Andersen Consulting says a whopping 83 percent of people who
vacationed for a week or more stayed in touch with the office.
You're sprawled out on the beach sipping your drink, which, of course, is punctuated
by a colorful toothpick umbrella. You're bathing in the sun while waves lap
at your feet.
But something is still wrong.
You're miles away from home -- and that, in your hyperwired, information-overloaded
mind, is the problem.
Feeling disconnected from the office, you just can't resist tiptoeing across
the sand and up to your hotel room to check some work e-mail.
Sound familiar? You're not alone.
Workers are having more trouble than ever unwinding and unwiring themselves
while on vacation.
According to a study by Andersen Consulting, 83 percent of people who vacationed
for a week or more stayed in touch with the office.

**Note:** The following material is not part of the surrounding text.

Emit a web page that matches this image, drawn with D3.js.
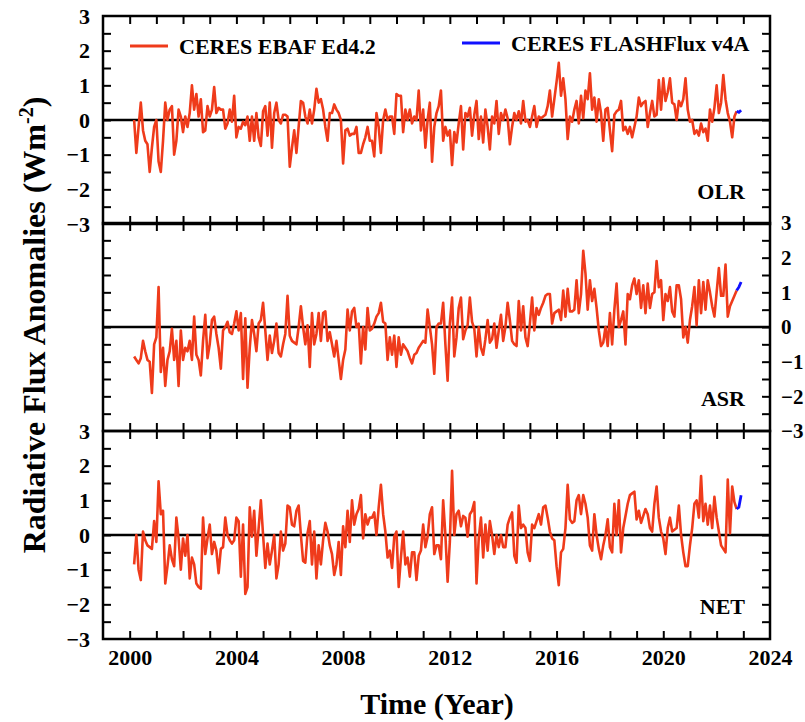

Most checked voice mail, but 16 percent took a laptop, and most
of those used it to get their e-mails. One poor soul said he returned 300 e-mails
while supposedly getting some R&R.
And one out of every 25 people scored the keep-in-touch trifecta -- bringing
along a cell phone, a laptop and a pager on their vacation.

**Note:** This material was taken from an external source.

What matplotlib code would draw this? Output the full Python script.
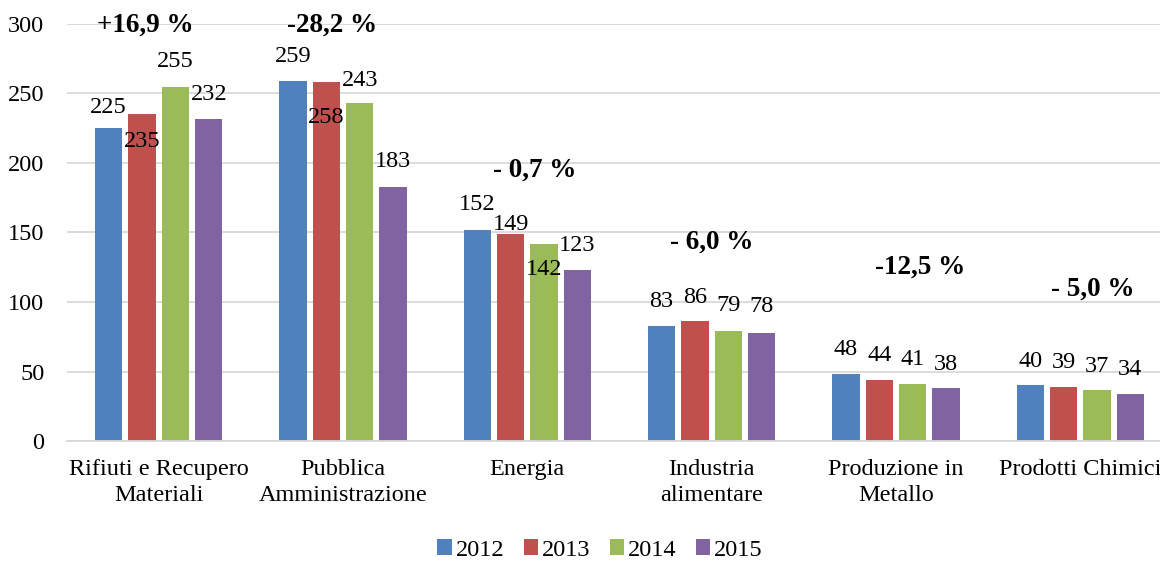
import numpy as np
import matplotlib
matplotlib.use('Agg')
import matplotlib.pyplot as plt

plt.rcParams['font.family'] = ['Liberation Serif', 'DejaVu Serif']

categories = ['Rifiuti e Recupero\nMateriali', 'Pubblica\nAmministrazione', 'Energia',
              'Industria\nalimentare', 'Produzione in\nMetallo', 'Prodotti Chimici']
years = ['2012', '2013', '2014', '2015']
v2012 = [225, 259, 152, 83, 48, 40]
v2013 = [235, 258, 149, 86, 44, 39]
v2014 = [255, 243, 142, 79, 41, 37]
v2015 = [232, 183, 123, 78, 38, 34]
changes = ['+16,9 %', '-28,2 %', '- 0,7 %', '- 6,0 %', '-12,5 %', '- 5,0 %']

colors = ['#4F81BD', '#C0504D', '#9BBB59', '#8064A2']

# label offsets (pixels above bar top), a few labels were moved into the bars
label_dy = [[21, -27, 25, 24],
            [24, -35, 23, 25],
            [25, 9, -26, 25],
            [24, 24, 26, 26],
            [25, 24, 25, 24],
            [24, 24, 23, 24]]
# where the percentage texts sit (x offset from group, y in data units)
chg_dx = [-0.07, -0.06, 0.04, 0.0, 0.13, 0.07]
chg_y = [299, 299, 195, 143, 125, 109]

fig = plt.figure(figsize=(11.6, 5.61), dpi=100)
ax = fig.add_axes([66.5/1160, 120/561, 1106/1160, 417/561])

series = [v2012, v2013, v2014, v2015]
x = np.arange(len(categories))
pitch = 0.181
for i, vals in enumerate(series):
    xs = x + (i - 1.5)*pitch
    bars = ax.bar(xs, vals, width=0.147, color=colors[i], label=years[i], zorder=2)
    for j, b in enumerate(bars):
        ax.annotate(str(vals[j]), (b.get_x() + b.get_width()/2, b.get_height()),
                    xytext=(0, label_dy[j][i]), textcoords='offset pixels',
                    ha='center', va='center', fontsize=17.5, zorder=3)

for j, txt in enumerate(changes):
    ax.text(x[j] + chg_dx[j], chg_y[j], txt, ha='center', va='center',
            fontsize=19.5, fontweight='bold')

ax.set_xlim(-0.5, 5.5)
ax.set_ylim(0, 300)
ax.set_yticks(np.arange(0, 301, 50))
ax.set_xticks(x)
ax.set_xticklabels(categories, fontsize=17.5, linespacing=1.3)
ax.tick_params(axis='y', length=0, pad=16, labelsize=17.5)
ax.tick_params(axis='x', length=0, pad=13)
ax.grid(axis='y', color='#d9d9d9', linewidth=1.3, zorder=0)
for s in ['top', 'right', 'left']:
    ax.spines[s].set_visible(False)
ax.spines['bottom'].set_color('#d9d9d9')
ax.spines['bottom'].set_linewidth(1.3)

fig.legend(loc='center', bbox_to_anchor=(600/1160, 1 - 550/561), ncol=4, frameon=False,
           fontsize=17.5, handlelength=0.6, handleheight=0.6, handletextpad=0.15,
           columnspacing=0.8)

plt.savefig('out.png', dpi=100)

"Staying connected is increasingly becoming a fact of life in the new economy,"
Thomas H. Davenport, director of Andersen's Institute for Strategic Change,
said in a statement accompanying the study. Practicing 'triage'
Added Andersen Chief Scientist Glover Ferguson Jr.: "Overall, business has
extended into a new phase of a highly competitive, highly charged environment."

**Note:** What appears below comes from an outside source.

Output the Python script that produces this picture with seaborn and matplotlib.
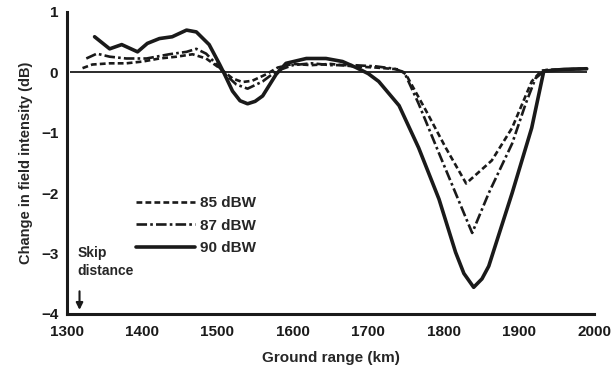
import pandas as pd
import seaborn as sns
import matplotlib.pyplot as plt
import numpy as np

# 85 dBW (dashed)
x85 = [1321, 1334, 1357, 1379, 1401, 1423, 1446, 1467, 1485, 1503, 1520, 1533, 1546, 1565,
       1580, 1600, 1625, 1650, 1680, 1710, 1740, 1750, 1777, 1803, 1830, 1864, 1891, 1917,
       1930, 1960, 1990]
y85 = [0.07, 0.13, 0.15, 0.15, 0.18, 0.23, 0.26, 0.30, 0.23, 0.07, -0.10, -0.16, -0.14, -0.03,
       0.08, 0.14, 0.12, 0.14, 0.10, 0.08, 0.05, -0.03, -0.64, -1.25, -1.84, -1.46, -0.92, -0.15,
       0.03, 0.05, 0.06]

# 87 dBW (dash-dot)
x87 = [1326, 1340, 1357, 1379, 1406, 1436, 1459, 1472, 1485, 1499, 1512, 1525, 1540, 1560,
       1578, 1600, 1625, 1650, 1680, 1710, 1735, 1748, 1767, 1794, 1816, 1838, 1860, 1891,
       1909, 1922, 1935, 1960, 1990]
y87 = [0.23, 0.31, 0.26, 0.23, 0.23, 0.30, 0.34, 0.39, 0.31, 0.13, -0.05, -0.20, -0.27, -0.15,
       0.02, 0.12, 0.15, 0.12, 0.12, 0.10, 0.06, 0.00, -0.52, -1.34, -2.00, -2.66, -2.00, -1.18,
       -0.52, -0.10, 0.04, 0.05, 0.06]

# 90 dBW (solid)
x90 = [1337, 1357, 1373, 1394, 1407, 1423, 1440, 1459, 1472, 1489, 1503, 1509, 1520, 1530,
       1540, 1550, 1560, 1578, 1591, 1618, 1644, 1666, 1684, 1700, 1714, 1741, 1767, 1794,
       1816, 1827, 1840, 1851, 1860, 1891, 1917, 1933, 1960, 1990]
y90 = [0.59, 0.39, 0.46, 0.34, 0.48, 0.56, 0.59, 0.70, 0.67, 0.46, 0.13, -0.02, -0.31, -0.47,
       -0.52, -0.48, -0.39, -0.03, 0.15, 0.23, 0.23, 0.18, 0.08, -0.02, -0.15, -0.55, -1.25, -2.10,
       -2.98, -3.33, -3.56, -3.42, -3.21, -2.00, -0.92, 0.02, 0.05, 0.06]

labels = ["85 dBW", "87 dBW", "90 dBW"]
x_ticks = [1300, 1400, 1500, 1600, 1700, 1800, 1900, 2000]
y_ticks = [1, 0, -1, -2, -3, -4]
skip_distance = 1317

sns.set_theme(style="white")
plt.rcParams['font.family'] = ['Liberation Sans', 'DejaVu Sans']
plt.rcParams['font.weight'] = 'bold'

fig = plt.figure(figsize=(6.12, 3.75), dpi=100)
ax = fig.add_axes([0.109, 0.163, 0.862, 0.805])

ax.hlines(0, 1304, 1990, color='k', lw=1.3)

series = [(x85, y85, (0, (2.2, 1.2)), 1.9),
          (x87, y87, (0, (4, 1.2, 1, 1.2)), 1.9),
          (x90, y90, '-', 2.6)]
for (xs, ys, ls, lw), lab in zip(series, labels):
    sns.lineplot(x=xs, y=ys, ax=ax, color='k', lw=lw, linestyle=ls,
                 estimator=None, sort=False, label=lab)

ax.set_xlim(1300, 2000)
ax.set_ylim(-4, 1)
ax.set_xticks(x_ticks)
ax.set_yticks(y_ticks)
ax.tick_params(direction='in', length=6, width=1.8, labelsize=11, colors='k')
ax.tick_params(axis='x', pad=8)
ax.tick_params(axis='y', pad=6)
for s in ['top', 'right']:
    ax.spines[s].set_visible(False)
for s in ['left', 'bottom']:
    ax.spines[s].set_linewidth(2.2)
    ax.spines[s].set_color('k')

ax.set_xlabel("Ground range (km)", fontsize=11, fontweight='bold', labelpad=9)
ax.set_ylabel("Change in field intensity (dB)", fontsize=10.5, fontweight='bold', labelpad=6)

leg = ax.legend(loc='upper left', bbox_to_anchor=(0.105, 0.435), frameon=False,
                handlelength=3.9, handletextpad=0.3, labelspacing=0.55, fontsize=11)

ax.text(skip_distance - 3, -2.88, "Skip\ndistance", fontsize=10, fontweight='bold',
        ha='left', va='top', linespacing=1.35)
ax.annotate("", xy=(skip_distance, -3.98), xytext=(skip_distance, -3.58),
            arrowprops=dict(arrowstyle='-|>', color='k', lw=1.5, mutation_scale=10))

fig.savefig("out.png", dpi=100)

He said most people are contacting the office not to work, but to make sure
that important job tasks are handled by the right person in their absence.
"A lot of this e-mail access that occurs on vacation is exactly that -- triage,"
Among the other study findings:
- about one-third of the respondents said they were "not thrilled" at the
prospect of staying in touch, but recognized it was necessary;
- another 25 percent said they stayed connected so they didn't have to deal
with a backlog when they returned;
- and 25 percent said they were "grateful that we have the technology to
stay in touch."
Andersen conducted a telephone survey of 306 people from across the United
States whose household income totaled $75,000 or more. The respondents worked
in sectors ranging from health care to high technology to construction.